Hallucinations

In the context of Generative AI and Large Language Models (LLMs), hallucinations refer to the phenomenon in which a model generates information that is fluent and plausible but false, misleading, or unsupported by reliable evidence.

These outputs are not random errors, they are coherent responses produced by the model based on learned statistical patterns rather than verified knowledge.

Causes of hallucinations

Hallucinations arise from structural characteristics of LLMs, such as:

1. Probabilistic generation: LLMs generate text by predicting the most likely next word, not by validating facts.

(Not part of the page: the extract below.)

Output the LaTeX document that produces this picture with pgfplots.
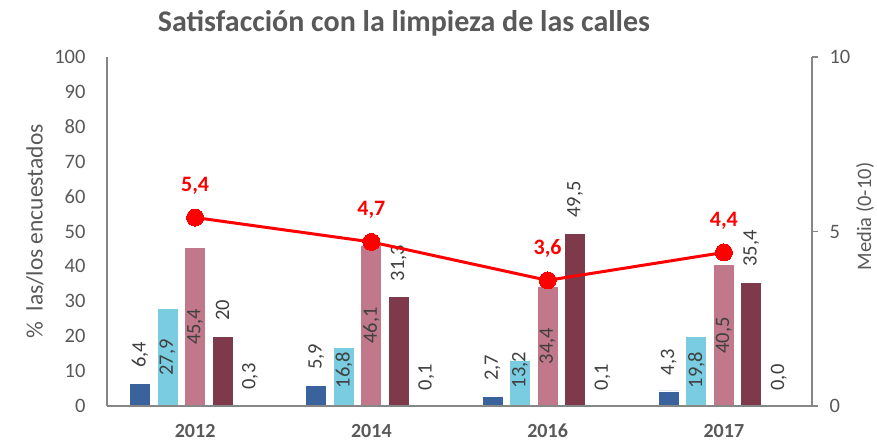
\documentclass[border=0pt]{standalone}
\usepackage{fontspec}
\setmainfont{Carlito}
\usepackage{pgfplots}
\pgfplotsset{compat=1.18}
\usetikzlibrary{calc}
\definecolor{cdb}{HTML}{3A639E}
\definecolor{clb}{HTML}{7ACCE0}
\definecolor{cpk}{HTML}{C0788A}
\definecolor{cdr}{HTML}{7E3A4A}
\definecolor{textgray}{HTML}{595959}
\definecolor{labgray}{HTML}{404040}
\definecolor{axgray}{HTML}{868686}
\begin{document}
\begin{tikzpicture}[font=\fontsize{20.5}{24}\selectfont]
\pgfplotsset{
  outlab/.style={nodes near coords,
    nodes near coords style={font=\fontsize{20.5}{24}\selectfont, text=labgray, yshift=12pt, rotate=90, anchor=west}},
  inlab/.style={nodes near coords,
    visualization depends on={rawy \as \ry},
    nodes near coords style={font=\fontsize{20.5}{24}\selectfont, text=labgray, yshift={-3.49*(\ry-max(0.5*\ry,10.3))}, rotate=90, anchor=center}},
}
\begin{axis}[name=ax, scale only axis, width=705pt, height=349pt,
  xmin=-0.5, xmax=3.5, ymin=0, ymax=100,
  ybar=6.5pt, bar width=21pt,
  axis on top,
  xtick={0,1,2,3}, xticklabels={2012,2014,2016,2017},
  xticklabel style={font=\fontsize{20}{24}\selectfont\bfseries, text=textgray, anchor=north, text height=14pt, text depth=0pt, yshift=-14pt},
  ytick={0,10,...,100},
  yticklabel style={text=textgray, xshift=-18pt},
  major tick length=0pt,
  axis x line=bottom, axis y line=left,
  axis line style={-, draw=axgray, line width=1.5pt},
  /pgf/number format/assume math mode=true,
  point meta=explicit symbolic,
  clip=false,
]
\addplot[fill=cdb, draw=white, line width=0.8pt, outlab] coordinates {(0,6.4)[6,4] (1,5.9)[5,9] (2,2.7)[2,7] (3,4.3)[4,3]};
\addplot[fill=clb, draw=white, line width=0.8pt, inlab] coordinates {(0,27.9)[27,9] (1,16.8)[16,8] (2,13.2)[13,2] (3,19.8)[19,8]};
\addplot[fill=cpk, draw=white, line width=0.8pt, inlab] coordinates {(0,45.4)[45,4] (1,46.1)[46,1] (2,34.4)[34,4] (3,40.5)[40,5]};
\addplot[fill=cdr, draw=white, line width=0.8pt, outlab] coordinates {(0,20)[20] (1,31.3)[31,3] (2,49.5)[49,5] (3,35.4)[35,4]};
\addplot[fill=none, draw=none, outlab] coordinates {(0,0.3)[0,3] (1,0.1)[0,1] (2,0.1)[0,1] (3,0.0)[0,0]};
\end{axis}
\begin{axis}[scale only axis, width=705pt, height=349pt,
  xmin=-0.5, xmax=3.5, ymin=0, ymax=10,
  axis y line=right, axis x line=none,
  ytick={0,5,10}, tick align=outside, major tick length=6pt,
  ytick style={draw=axgray, line width=1.5pt},
  yticklabel style={text=textgray, xshift=8pt},
  axis line style={-, draw=axgray, line width=1.5pt},
  /pgf/number format/assume math mode=true,
  clip=false,
]
\addplot[draw=red, line width=3pt, mark=*, mark size=8.5pt, mark options={fill=red, draw=red, line width=0pt},
  nodes near coords, point meta=explicit symbolic,
  nodes near coords style={text=red, font=\fontsize{22}{26}\selectfont\bfseries, anchor=center, yshift=32pt}]
  coordinates {(0,5.4)[5,4] (1,4.7)[4,7] (2,3.6)[3,6] (3,4.4)[4,4]};
\end{axis}
\node[font=\fontsize{30}{36}\selectfont\bfseries, text=textgray, anchor=base] at ($(ax.north west)+(297pt,25pt)$) {Satisfacción con la limpieza de las calles};
\node[rotate=90, text=textgray, font=\fontsize{23.5}{28}\selectfont] at ($(ax.west)+(-72pt,0pt)$) {\%\ \ las/los encuestados};
\node[rotate=90, text=textgray] at ($(ax.east)+(53pt,15pt)$) {Media (0-10)};
\pgfresetboundingbox
\path ($(ax.south west)+(-107pt,-41pt)$) rectangle ($(ax.north east)+(65pt,57pt)$);
\end{tikzpicture}
\end{document}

As a result, they prioritize fluency and linguistic coherence over factual accuracy.
2. Training data limitations: models learn from imperfect, incomplete, and sometimes contradictory data sources, which can introduce inaccuracies.
3. Lack of real-time knowledge: most LLMs do not have native access to live databases or external verification systems during generation.
4. Ambiguous or incomplete prompts: vague or under-specified inputs can lead models to "fill in gaps" with fabricated information.
5. Overgeneralization: models may apply learned patterns inappropriately to contexts where they are not valid.

Types of hallucinations

Type	Description
Factual hallucination	Incorrect dates, names, statistics, or events
Source hallucination	Invented citations or references
Logical hallucination	Internally incorrect reasoning or logic
Contextual hallucination	Misinterpretation of user intent
Fabricated content	Creation of non-existent entities or concepts

While there are a number of methods to identify hallucinations (such as human review, fact-checking, automated verification system, etc.), fully automated detection remains an open research challenge.

Mitigation strategies

To reduce the occurrence of hallucinations, several approaches can be employed:

1. Retrieval-augmented generation: integrates external knowledge bases or search engines to ground model responses in verified data.
2. Fine-tuning and alignment: improves reliability through topic-specific training and human feedback.
3. Prompt engineering: crafting clearer and more structured prompts to reduce ambiguity and guide the model towards accurate outputs.
4. Confidence calibration: encourages models to express uncertainty when appropriate, which can help users identify potentially unreliable outputs.
5. Human-in-the-loop systems: combines automated generation with human oversight to review and correct outputs before they are presented to end-users.